Interview with Nishant Shah

Author: fdemeijer

Interview with Nishant Shah

Interview and editing by Fieke Jansen en Josine Stremmelaar


Tags:
India , Digital Natives
Additional tags: Nishant Shah , Digital Natives , Knowledge and Change

 

Bio: Nishant Shah is the Research Director at the Centre for Internet & Society (CIS), Bangalore. Prior to CIS Nishant worked as an information architect with Yahoo, Partecs and Khoj Studios, was a Research Analyst for Comat Technologies and designed and taught several courses and workshops on the aesthetics and Politics of New Digital Media, for undergraduate and graduate level students in different universities around the world.

Nishant has done his Ph.D. doctoral work from the Centre for the Study of Culture and Society, Bangalore.
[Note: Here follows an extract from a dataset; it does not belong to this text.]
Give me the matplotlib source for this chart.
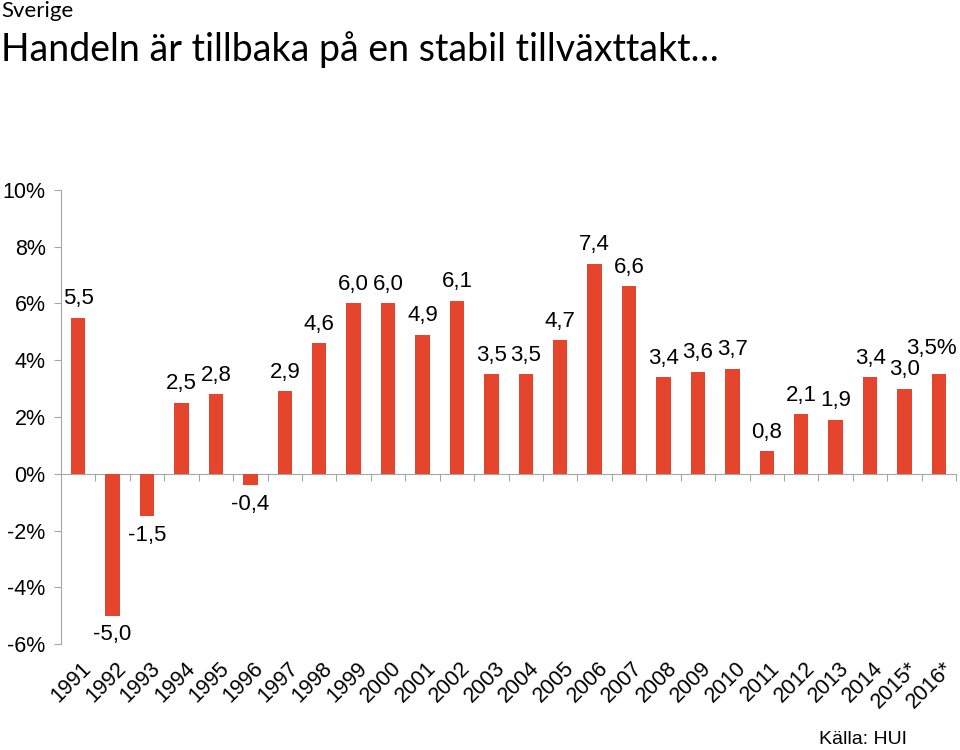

At CIS Nishant manages a portfolio of multi-disciplinary projects on Histories of the Internet, Wikipedia and the Critical Point of View, Technology mediated education, Digital Archives and Memories, and e-Governance. Nishant’s currently collaborates with the Hivos to explore Digital Natives and the potentials for social transformation and political participation in developing countries in the Global South.

How do you define knowledge?

 

“This is an important but loaded question. Knowledge seems an abstract concept, but it is in itself a practice and part of everyday life. Knowledge is consciously produced and consumed. It is a multistakeholder construction of the consumer and producer. An example: the notion of time. We are born into time, we are informed of what we are in time. We internalise it as such that we don’t realise the notion of time consciously. But even though time permeates our lives, it is very difficult to say what time is. Who defines what time is, how you experience it and how time can regulate your practice? If you ask someone what time is, they will look at their watch and say it’s 18.00. The same holds for knowledge.”
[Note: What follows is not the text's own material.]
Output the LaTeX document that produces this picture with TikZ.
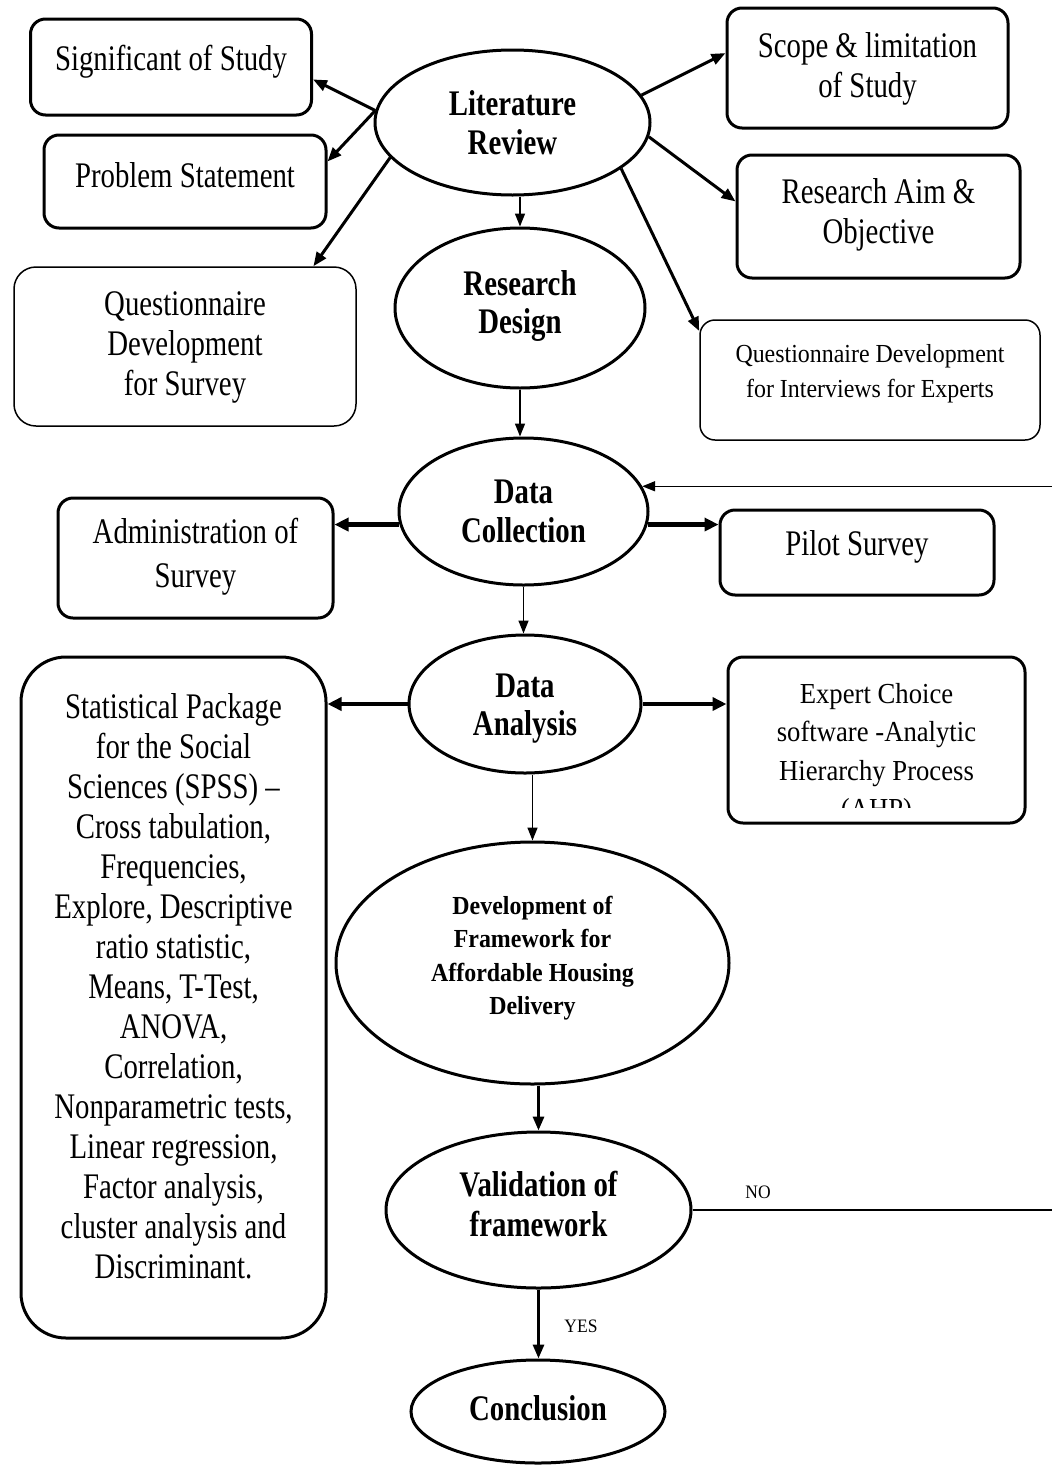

How do you see the gap between academics and practitioners and can the gap be bridged?

 

“Actually I don’t think there’s an inherent gap between academics and practitioners. Stating that there is per se a discrepancy between practice and theory is an easy way out for people who want to stay in their comfort zone. If there is a gap, this is on the level of intentions, not, for instance, in the object of deliverables. I experience lots of dialogue between theory and practice. We just haven’t found a mechanism to capture the dialogue effectively and so it looks non-existent. Taking as an example deliverables, here the perceived gap lies more in the limitation of the product than by what it is informed.”

 

So how can we foster such dialogues?

 

“A fight is the most efficient form of dialogue. It’s time to open up more (verbal) spaces of fights instead of continuing impolite dialogues that do not change anything.”

 

Can you give an example?

 

“Gender politics is a good example. The strength of feminists is that they have the same goal and language, but at the same time they are able to critically discuss and fight with each other about strategies.”

 

How does knowledge trigger change?

 

“Knowledge is change.”

 

How does knowledge trigger transformation?

 

“In itself knowledge doesn’t transform anything. Knowledge can be mobilised/translated into an action of transformation. Knowledge and agency can lead to empowerment, knowledge without agency can lead to disempowerment, even entrenchment.”

 

How do you relate your work on local realities to global problems?

 

“That’s a difficult question. Because how do you define the local, are the borders in the geography, ideology or in the platform? The local does not get produced out of a vacuum. You only realise the local in contrast to the non-local.”

 

And how do you realise the global?

 

“The global does not exist in a material way in itself. The local is the only point where the global can be realised in the material way.”

 

What does that mean?

 

“Well, sitting as an Indian in a Taipei Starbucks talking to Dutch colleagues is an example. The experience is global but only because it plays out locally, in this case Taipei. Another interesting example is how new local-global interaction plays out in Second Life.” (Second Life is a free 3D virtual world where users can socialise, connect and create using free voice and text chat.)

 

Do you work with specific methodologies?

 

“We focus on multidisciplinary inquiry. Multidisciplinarity is a non-integrative mixture of disciplines in that each discipline retains its methodologies and assumptions without change or development from other disciplines within the multidisciplinary relationship. Basically, we can all learn the most from people approaching a common object but from different perspectives and strengths.”

 

To what part of your programme do you want dialogue participants to pay particular attention?

 

“Our approach to knowledge. Our programme is about decentralisation of knowledge, not on becoming ‘the experts’. We focus on amplifying existing voices and joint sense-making rather than on producing a new voice. Collaboration is key. So, we look forward to sharing these experiences of knowledge decentralisation.”